_SHORT EXERCISE_. Pictures are not part of the copy. Give again exactly the lines from the one with "Convert this chart to Plotly.js code." to the one with "-0.119, -0.219, -0.146];", inclusive.

(Source code of charts)
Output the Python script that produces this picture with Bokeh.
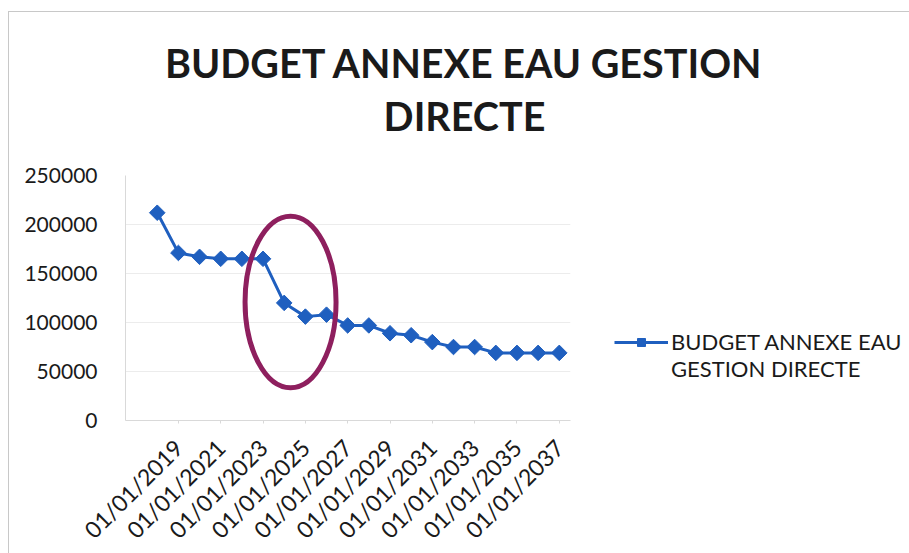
from bokeh.plotting import figure
from bokeh.models import (FixedTicker, BasicTickFormatter, Legend, LegendItem, Label)
from bokeh.embed import file_html
from bokeh.resources import INLINE
from math import pi

# ---- data ----
years = [2018, 2019, 2020, 2021, 2022, 2023, 2024, 2025, 2026, 2027,
         2028, 2029, 2030, 2031, 2032, 2033, 2034, 2035, 2036, 2037]
values = [212000, 171000, 167000, 165000, 165000, 165000, 120000, 106000, 108000, 97000,
          97000, 89000, 87000, 80000, 75000, 75000, 69000, 69000, 69000, 69000]
x_tick_years = [2019, 2021, 2023, 2025, 2027, 2029, 2031, 2033, 2035, 2037]
x_tick_labels = ["01/01/%d" % y for y in x_tick_years]
y_ticks = [0, 50000, 100000, 150000, 200000, 250000]
series_name_lines = ["BUDGET ANNEXE EAU", "GESTION DIRECTE"]
title_lines = ["BUDGET ANNEXE EAU GESTION", "DIRECTE"]
# highlighted zone (hand-drawn ellipse in the original)
highlight_x = [2024.3]
highlight_y = [121000]
highlight_w = 4.3
highlight_h = 175000

BLUE = "#1f5fbf"
ELLIPSE = "#8e1f5e"
TXT = "#1a1a1a"
FONT = "Lato"

p = figure(width=None, height=None, frame_width=445, frame_height=245,
           x_range=(2016.5, 2037.53), y_range=(0, 250000),
           output_backend="svg", toolbar_location=None,
           min_border_left=116, min_border_right=330, min_border_top=163, min_border_bottom=130)
p.outline_line_color = None
p.background_fill_color = "white"
p.border_fill_color = "white"
p.styles = {"margin-left": "8px", "margin-top": "11px",
            "border-top": "1px solid #c8c8c8", "border-left": "1px solid #c8c8c8"}

r_line = p.line(years, values, line_color=BLUE, line_width=3)
r_pts = p.scatter(years, values, marker="square", angle=pi / 4, size=11,
                  fill_color=BLUE, line_color=BLUE)

p.ellipse(x=highlight_x, y=highlight_y, width=highlight_w, height=highlight_h,
          fill_alpha=0, line_color=ELLIPSE, line_width=5)

# axes
p.xaxis.ticker = FixedTicker(ticks=x_tick_years)
p.xaxis.major_label_overrides = {y: l for y, l in zip(x_tick_years, x_tick_labels)}
p.xaxis.major_label_orientation = pi / 4
p.xaxis.major_label_text_font = FONT
p.xaxis.major_label_text_font_size = "23px"
p.xaxis.major_label_text_color = TXT
p.xaxis.major_label_standoff = 20
p.xaxis.axis_line_color = "#d9d9d9"
p.xaxis.major_tick_line_color = "#d9d9d9"
p.xaxis.major_tick_out = 3
p.xaxis.major_tick_in = 0
p.xaxis.minor_tick_line_color = None

p.yaxis.ticker = FixedTicker(ticks=y_ticks)
p.yaxis.formatter = BasicTickFormatter(use_scientific=False)
p.yaxis.major_label_text_font = FONT
p.yaxis.major_label_text_font_size = "21px"
p.yaxis.major_label_text_color = TXT
p.yaxis.major_label_standoff = 22
p.yaxis.axis_line_color = "#d9d9d9"
p.yaxis.major_tick_line_color = None
p.yaxis.minor_tick_line_color = None

p.xgrid.grid_line_color = None
p.ygrid.grid_line_color = "#ececec"
p.ygrid.ticker = FixedTicker(ticks=y_ticks)

# title (two centred lines) placed in the panel above the frame
for txt, ypos in zip(title_lines, [113, 13]):
    p.add_layout(Label(x=339, y=ypos, x_units="screen", y_units="screen", text=txt,
                       text_align="center", text_baseline="middle", text_font=FONT,
                       text_font_style="bold", text_font_size="39.5px", text_color=TXT),
                 "above")

legend = Legend(items=[LegendItem(label=series_name_lines[0], renderers=[r_line, r_pts]),
                       LegendItem(label=series_name_lines[1], renderers=[])],
                location=(44, 38), glyph_width=54, label_standoff=3, spacing=0,
                padding=0, margin=0, border_line_alpha=0, background_fill_alpha=0,
                label_text_font=FONT, label_text_font_size="22px", label_text_color=TXT)
p.add_layout(legend, "right")

open("out.html", "w").write(file_html(p, INLINE))
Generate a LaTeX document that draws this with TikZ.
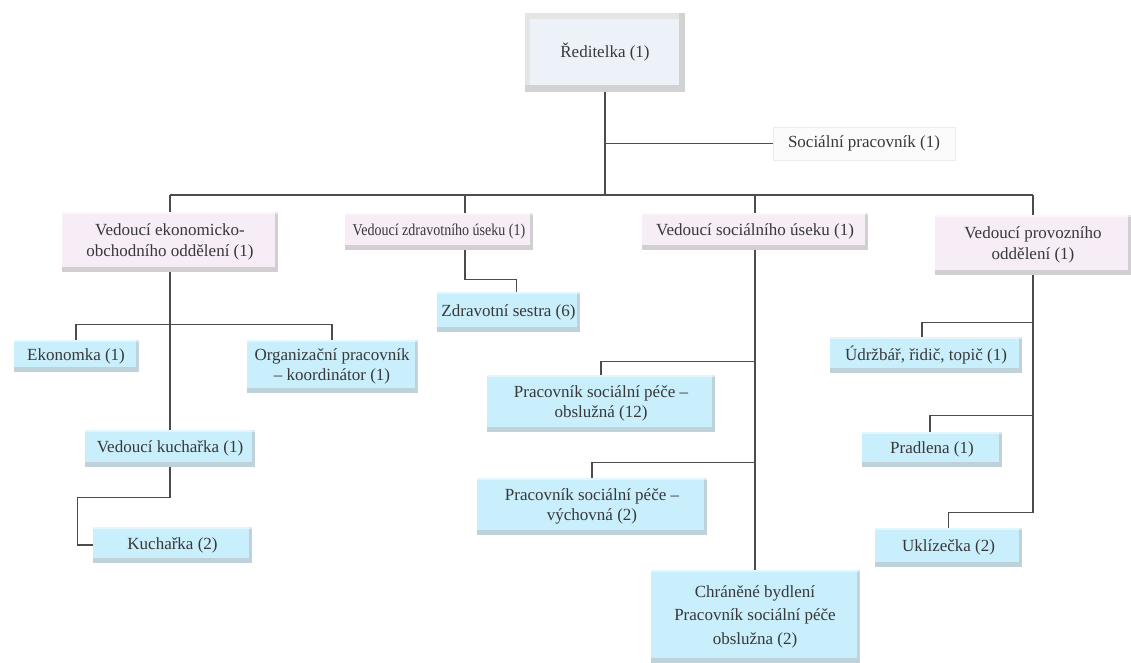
\documentclass[tikz,border=0pt]{standalone}
\usepackage{fontspec}
\setmainfont{Liberation Serif}
\newfontfamily\tnr{Liberation Serif}
\newfontfamily\tnrc{Liberation Serif}[FakeStretch=0.85]
\definecolor{dirfill}{RGB}{236,242,248}
\begin{document}
\begin{tikzpicture}[x=1pt,y=-1pt,
  txt/.style={text=black!78, font=\tnr\fontsize{17}{20.5}\selectfont, align=center, inner sep=0pt},
  bev/.style 2 args={fill=#1, path picture={
      \fill[#2] (path picture bounding box.south west) rectangle ([yshift=5pt]path picture bounding box.south east);
      \fill[#2] ([xshift=-3pt]path picture bounding box.south east) rectangle (path picture bounding box.north east);
      \fill[white,opacity=0.5] (path picture bounding box.north west) rectangle ([yshift=-2pt]path picture bounding box.north east);
  }},
  cbox/.style={txt, bev={cyan!21!white}{cyan!30!gray!45}},
  lbox/.style={txt, bev={violet!7!white}{violet!8!gray!35}},
  dirbox/.style={txt, fill=dirfill, path picture={
      \fill[gray!20] (path picture bounding box.north west) rectangle ([yshift=-6pt]path picture bounding box.north east);
      \fill[gray!20] (path picture bounding box.north west) rectangle ([xshift=5pt]path picture bounding box.south west);
      \fill[gray!35] (path picture bounding box.south west) rectangle ([yshift=7pt]path picture bounding box.south east);
      \fill[gray!35] ([xshift=-6pt]path picture bounding box.south east) rectangle (path picture bounding box.north east);
  }},
  socbox/.style={txt, fill=gray!3, draw=gray!15},
  link/.style={draw=black!70, line width=1.1pt}
]
\useasboundingbox (0,0) rectangle (1131,663);

% top
\node[dirbox, minimum width=160, minimum height=79] (dir) at (605,52.5) {Ředitelka (1)};
\node[socbox, minimum width=182, minimum height=33] (soc) at (864,143.5) {Sociální pracovník (1)};

% level 2
\node[lbox, minimum width=216, minimum height=60] (ekob) at (170,242) {Vedoucí ekonomicko-\\obchodního oddělení (1)};
\node[lbox, minimum width=188, minimum height=37, font=\tnrc\fontsize{16.5}{18}\selectfont] (zdr) at (439,231.5) {Vedoucí zdravotního úseku (1)};
\node[lbox, minimum width=226, minimum height=37] (socu) at (755,231.5) {Vedoucí sociálního úseku (1)};
\node[lbox, minimum width=196, minimum height=60] (prov) at (1033,245) {Vedoucí provozního\\oddělení (1)};

% economic
\node[cbox, minimum width=125, minimum height=32] (ekon) at (76,356) {Ekonomka (1)};
\node[cbox, minimum width=171, minimum height=53] (org) at (332,366.5) {Organizační pracovník\\– koordinátor (1)};
\node[cbox, minimum width=170, minimum height=37] (vkuch) at (170,448.5) {Vedoucí kuchařka (1)};
\node[cbox, minimum width=159, minimum height=36] (kuch) at (172.5,545) {Kuchařka (2)};

% health
\node[cbox, minimum width=143, minimum height=40] (zses) at (508.5,312) {Zdravotní sestra (6)};

% social
\node[cbox, minimum width=228, minimum height=57] (pso) at (601,403.5) {Pracovník sociální péče –\\obslužná (12)};
\node[cbox, minimum width=230, minimum height=57] (psv) at (592,506.5) {Pracovník sociální péče –\\výchovná (2)};
\node[cbox, minimum width=209, minimum height=93, font=\tnr\fontsize{17}{23.5}\selectfont] (chr) at (755,616.5) {Chráněné bydlení\\Pracovník sociální péče\\obslužna (2)};

% operations
\node[cbox, minimum width=192, minimum height=36] (udr) at (926,355) {Údržbář, řidič, topič (1)};
\node[cbox, minimum width=140, minimum height=35] (pradl) at (932,449.5) {Pradlena (1)};
\node[cbox, minimum width=147, minimum height=39] (ukl) at (948.5,547.5) {Uklízečka (2)};

% bus
\coordinate (busL) at (170,195);
\coordinate (busR) at (prov.north |- busL);

\draw[link] (dir.south) -- (dir.south |- busL);
\draw[link] (dir.south |- soc.west) -- (soc.west);
\draw[link] (busL) -- (busR);
\draw[link] (busL) -- (ekob.north);
\draw[link] ([xshift=26pt]zdr.north) -- ([xshift=26pt]zdr.north |- busL);
\draw[link] (socu.north) -- (socu.north |- busL);
\draw[link] (busR) -- (prov.north);

% economic links
\draw[link] (ekob.south) -- (vkuch.north);
\draw[link] (ekon.north) -- ++(0,-15) -| (org.north);
\draw[link] (vkuch.south) -- ++(0,30) -| ([xshift=-15pt]kuch.west) -- (kuch.west);

% health links
\draw[link] ([xshift=26pt]zdr.south) -- ++(0,29) -| ([xshift=8pt]zses.north);

% social links
\draw[link] (socu.south) -- (chr.north);
\draw[link] (pso.north) -- ++(0,-13) -| (socu.south);
\draw[link] (psv.north) -- ++(0,-15) -| (socu.south);

% operations links
\draw[link] (prov.south) -- ++(0,238) coordinate (provEnd);
\draw[link] ([xshift=-4pt]udr.north) -- ++(0,-14) -| (prov.south);
\draw[link] ([xshift=-2pt]pradl.north) -- ++(0,-16) -| (prov.south);
\draw[link] (ukl.north) -- ++(0,-15) -| (prov.south);
\end{tikzpicture}
\end{document}
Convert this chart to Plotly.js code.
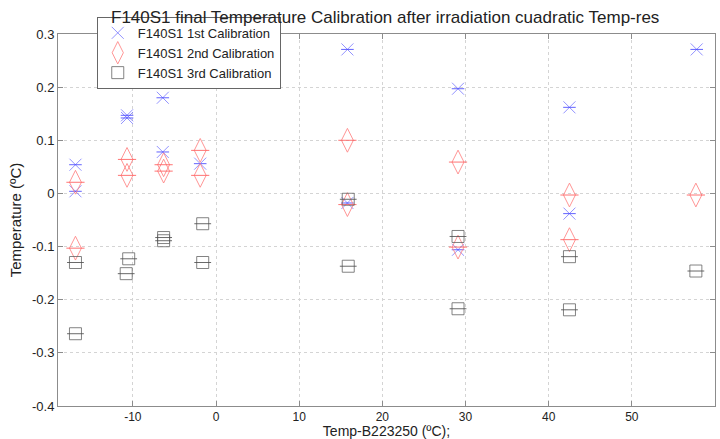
<!DOCTYPE html>
<html>
<head>
<meta charset="utf-8">
<script src="https://cdn.plot.ly/plotly-3.0.1.min.js"></script>
<style>html,body{margin:0;padding:0;background:#fff;}#chart{width:720px;height:439px;}</style>
</head>
<body>
<div id="chart"></div>
<script>
// Series names
const seriesNames = ["F140S1 1st Calibration", "F140S1 2nd Calibration", "F140S1 3rd Calibration"];

// 1st calibration
const x1 = [-16.9, -16.9, -10.7, -10.7, -6.4, -6.4, -1.9, 15.8, 15.8, 29.1, 29.1, 42.5, 42.5, 57.8];
const y1 = [0.054, 0.004, 0.147, 0.142, 0.180, 0.078, 0.056, 0.271, -0.018, 0.197, -0.106, 0.162, -0.038, 0.271];

// 2nd calibration
const x2 = [-16.9, -16.9, -10.7, -10.7, -6.3, -6.3, -1.9, -1.9, 15.8, 15.8, 29.1, 29.1, 42.5, 42.5, 57.7];
const y2 = [0.021, -0.103, 0.064, 0.034, 0.054, 0.042, 0.081, 0.034, 0.100, -0.021, 0.059, -0.101, -0.003, -0.087, -0.003];

// 3rd calibration
const x3 = [-16.9, -16.9, -10.5, -10.8, -6.3, -6.3, -1.6, -1.6, 15.9, 15.9, 29.1, 29.1, 42.5, 42.5, 57.7];
const y3 = [-0.130, -0.264, -0.123, -0.151, -0.083, -0.089, -0.057, -0.130, -0.011, -0.137, -0.081, -0.217, -0.119, -0.219, -0.146];

// Tick labels
const xTickVals = [-10, 0, 10, 20, 30, 40, 50, 60];
const xTickText = ["-10", "0", "10", "20", "30", "40", "50", "60"];
const yTickVals = [-0.4, -0.3, -0.2, -0.1, 0, 0.1, 0.2, 0.3];
const yTickText = ["-0.4", "-0.3", "-0.2", "-0.1", "0", "0.1", "0.2", "0.3"];

const blue = "rgba(120,120,255,0.8)";
const red = "rgba(255,130,130,0.85)";
const gray = "rgba(100,100,100,0.8)";

const FONT = "Arial, 'Liberation Sans', sans-serif";

function mk(x, y, name, symbol, size, color) {
  return {type: "scatter", mode: "markers", x: x, y: y, name: name,
    marker: {symbol: symbol, size: size, color: color, line: {color: color, width: 1}},
    hoverinfo: "skip"};
}
function dash(x, y, size, color) {
  return {type: "scatter", mode: "markers", x: x, y: y, showlegend: false,
    marker: {symbol: "line-ew-open", size: size, color: color, line: {color: color, width: 1}},
    hoverinfo: "skip"};
}

const traces = [
  mk(x1, y1, seriesNames[0], "x-thin-open", 12, blue),
  dash(x1, y1, 9, "rgba(70,70,255,0.85)"),
  mk(x2, y2, seriesNames[1], "diamond-tall-open", 17, red),
  dash(x2, y2, 13, "rgba(255,90,90,0.85)"),
  mk(x3, y3, seriesNames[2], "square-open", 12, gray),
  dash(x3, y3, 12, "rgba(80,80,80,0.85)")
];

const axisCommon = {
  showline: true, mirror: "ticks", linecolor: "#8c8c8c", linewidth: 1,
  ticks: "inside", ticklen: 5, tickcolor: "#8c8c8c",
  showgrid: true, gridcolor: "#d4d4d4", griddash: "dot", gridwidth: 1,
  zeroline: false, tickfont: {family: FONT, size: 13, color: "#222"}
};

const layout = {
  width: 720, height: 439,
  margin: {l: 58, r: 5, t: 34, b: 33},
  paper_bgcolor: "#fff", plot_bgcolor: "#fff",
  font: {family: FONT, color: "#222"},
  title: {text: "F140S1 final Temperature Calibration after irradiation cuadratic Temp-res",
    font: {size: 17, color: "#222"}, x: 0.535, xanchor: "center", y: 0.961, yanchor: "middle", yref: "container"},
  xaxis: Object.assign({}, axisCommon, {range: [-19, 60], tickmode: "array", tickvals: xTickVals, ticktext: xTickText,
    tickfont: {family: FONT, size: 12, color: "#222"},
    title: {text: "Temp-B223250 (ºC);", font: {size: 14, color: "#222"}, standoff: 4}}),
  yaxis: Object.assign({}, axisCommon, {range: [-0.4, 0.3], tickmode: "array", tickvals: yTickVals, ticktext: yTickText,
    title: {text: "Temperature (ºC)", font: {size: 15, color: "#222"}, standoff: 6}}),
  showlegend: true,
  legend: {x: 0.059, y: 1.046, xanchor: "left", yanchor: "top", bgcolor: "#fff",
    bordercolor: "#666", borderwidth: 1, font: {size: 13, color: "#222"},
    tracegroupgap: 0, itemwidth: 30}
};

Plotly.newPlot("chart", traces, layout, {displayModeBar: false, staticPlot: true});
</script>
</body>
</html>
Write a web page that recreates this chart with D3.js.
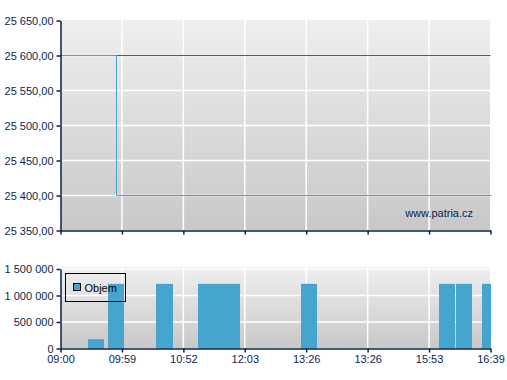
<!DOCTYPE html>
<html><head><meta charset="utf-8">
<script src="https://cdn.jsdelivr.net/npm/d3@7"></script>
<style>body{margin:0;background:#fff;}svg{display:block;font-family:"Liberation Sans",Arial,sans-serif;}</style>
</head><body>
<svg id="c" width="507" height="380"></svg>
<script>
// ---- data ----
const xTickLabels = ["09:00","09:59","10:52","12:03","13:26","13:26","15:53","16:39"];
const priceTicks = [25350,25400,25450,25500,25550,25600,25650];
const refPrice = 25600;               // red reference line
const priceX = [0, 0.902, 0.902, 7];  // positions in tick-slot units
const priceY = [25600, 25600, 25400, 25400];
const volTicks = [0, 500000, 1000000, 1500000];
const barStart = [0.441, 0.767, 1.550, 2.235, 3.916, 6.167, 6.445, 6.869];
const barEnd   = [0.702, 1.028, 1.827, 2.921, 4.177, 6.428, 6.706, 7.0];
const barVol   = [175000, 1220000, 1220000, 1220000, 1220000, 1220000, 1220000, 1220000];

const navy = "#0b1f4d", blue = "#45a5cf", red = "#cc2a2a";
const svg = d3.select("#c");
const fmtPrice = v => d3.format(",.2f")(v).replace(/,/g," ").replace(".",",");
const fmtVol = v => d3.format(",")(v).replace(/,/g," ");

const defs = svg.append("defs");
const g = defs.append("linearGradient").attr("id","bg").attr("x1",0).attr("y1",0).attr("x2",0).attr("y2",1);
g.append("stop").attr("offset","0%").attr("stop-color","#efefef");
g.append("stop").attr("offset","100%").attr("stop-color","#c8c8c8");

const x = d3.scaleLinear().domain([0, xTickLabels.length-1]).range([60.5, 490.5]);
const xt = d3.range(xTickLabels.length);

// ---- top price chart ----
const yP = d3.scaleLinear().domain([25350,25650]).range([230.5,20.5]);
svg.append("rect").attr("x",61).attr("y",20).attr("width",429).attr("height",210).attr("fill","url(#bg)");
svg.append("g").selectAll("line").data(priceTicks.slice(1,-1)).join("line")
  .attr("x1",61).attr("x2",490).attr("y1",d=>yP(d)).attr("y2",d=>yP(d))
  .attr("stroke","#fff").attr("stroke-width",1.5);
svg.append("g").selectAll("line").data(xt.slice(1,-1)).join("line")
  .attr("x1",d=>x(d)).attr("x2",d=>x(d)).attr("y1",20).attr("y2",230)
  .attr("stroke","#fff").attr("stroke-width",1.5);
svg.append("line").attr("x1",x(0)).attr("x2",x(7)).attr("y1",yP(refPrice)).attr("y2",yP(refPrice))
  .attr("stroke",red).attr("stroke-width",1);
const line = d3.line().x(d=>Math.round(x(d[0]))+0.5).y(d=>yP(d[1]));
svg.append("path").datum(priceX.map((v,i)=>[v,priceY[i]])).attr("d",line)
  .attr("fill","none").attr("stroke",blue).attr("stroke-width",1);
svg.append("text").attr("x",473).attr("y",217).attr("text-anchor","end")
  .attr("font-size",11).attr("fill",navy).text("www.patria.cz");

const axP = svg.append("g").attr("transform","translate(60.5,0)")
  .call(d3.axisLeft(yP).tickValues(priceTicks).tickFormat(fmtPrice).tickSize(4).tickSizeOuter(0));
const axPx = svg.append("g").attr("transform","translate(0,230.5)")
  .call(d3.axisBottom(x).tickValues(xt).tickFormat("").tickSize(4).tickSizeOuter(0));

// ---- bottom volume chart ----
const yV = d3.scaleLinear().domain([0,1500000]).range([348.5,269]);
svg.append("rect").attr("x",61).attr("y",267).attr("width",429).attr("height",81).attr("fill","url(#bg)");
svg.append("g").selectAll("line").data(volTicks.slice(1)).join("line")
  .attr("x1",61).attr("x2",490).attr("y1",d=>yV(d)).attr("y2",d=>yV(d))
  .attr("stroke","#fff").attr("stroke-width",1.5);
svg.append("g").selectAll("line").data(xt.slice(1,-1)).join("line")
  .attr("x1",d=>x(d)).attr("x2",d=>x(d)).attr("y1",267).attr("y2",348)
  .attr("stroke","#fff").attr("stroke-width",1.5);
svg.append("g").selectAll("rect").data(barVol).join("rect")
  .attr("x",(d,i)=>Math.round(x(barStart[i])))
  .attr("width",(d,i)=>Math.round(x(barEnd[i]))-Math.round(x(barStart[i])))
  .attr("y",d=>yV(d)).attr("height",d=>yV(0)-yV(d)).attr("fill",blue);

const axV = svg.append("g").attr("transform","translate(60.5,0)")
  .call(d3.axisLeft(yV).tickValues(volTicks).tickFormat(fmtVol).tickSize(4).tickSizeOuter(0));
const axVx = svg.append("g").attr("transform","translate(0,348.5)")
  .call(d3.axisBottom(x).tickValues(xt).tickFormat((d,i)=>xTickLabels[i]).tickSize(4).tickSizeOuter(0));

[axP,axPx,axV,axVx].forEach(a=>{
  a.select(".domain").attr("stroke",navy).attr("stroke-width",1.5);
  a.selectAll(".tick line").attr("stroke",navy).attr("stroke-width",1.5);
  a.selectAll("text").attr("fill",navy).attr("font-size",11).attr("font-family","Liberation Sans, Arial, sans-serif");
});
axP.selectAll("text").attr("x",-7);
axV.selectAll("text").attr("x",-7);
axVx.selectAll("text").attr("y",7);

// legend
const lg = svg.append("g");
lg.append("rect").attr("x",65.5).attr("y",273.5).attr("width",60).attr("height",28)
  .attr("fill","none").attr("stroke","#000").attr("stroke-width",1);
lg.append("rect").attr("x",73.5).attr("y",283.5).attr("width",7).attr("height",7)
  .attr("fill",blue).attr("stroke","#000").attr("stroke-width",1);
lg.append("text").attr("x",84.5).attr("y",292).attr("font-size",11).attr("fill","#000").text("Objem");
</script>
</body></html>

_REPLY_.
Convert this chart to Plotly.js code.
<!DOCTYPE html>
<html>
<head>
<meta charset="utf-8">
<script src="https://cdn.plot.ly/plotly-3.0.1.min.js"></script>
<style>html,body{margin:0;padding:0;background:#fff;}#chart{width:720px;height:439px;}</style>
</head>
<body>
<div id="chart"></div>
<script>
// Series names
const seriesNames = ["F140S1 1st Calibration", "F140S1 2nd Calibration", "F140S1 3rd Calibration"];

// 1st calibration
const x1 = [-16.9, -16.9, -10.7, -10.7, -6.4, -6.4, -1.9, 15.8, 15.8, 29.1, 29.1, 42.5, 42.5, 57.8];
const y1 = [0.054, 0.004, 0.147, 0.142, 0.180, 0.078, 0.056, 0.271, -0.018, 0.197, -0.106, 0.162, -0.038, 0.271];

// 2nd calibration
const x2 = [-16.9, -16.9, -10.7, -10.7, -6.3, -6.3, -1.9, -1.9, 15.8, 15.8, 29.1, 29.1, 42.5, 42.5, 57.7];
const y2 = [0.021, -0.103, 0.064, 0.034, 0.054, 0.042, 0.081, 0.034, 0.100, -0.021, 0.059, -0.101, -0.003, -0.087, -0.003];

// 3rd calibration
const x3 = [-16.9, -16.9, -10.5, -10.8, -6.3, -6.3, -1.6, -1.6, 15.9, 15.9, 29.1, 29.1, 42.5, 42.5, 57.7];
const y3 = [-0.130, -0.264, -0.123, -0.151, -0.083, -0.089, -0.057, -0.130, -0.011, -0.137, -0.081, -0.217, -0.119, -0.219, -0.146];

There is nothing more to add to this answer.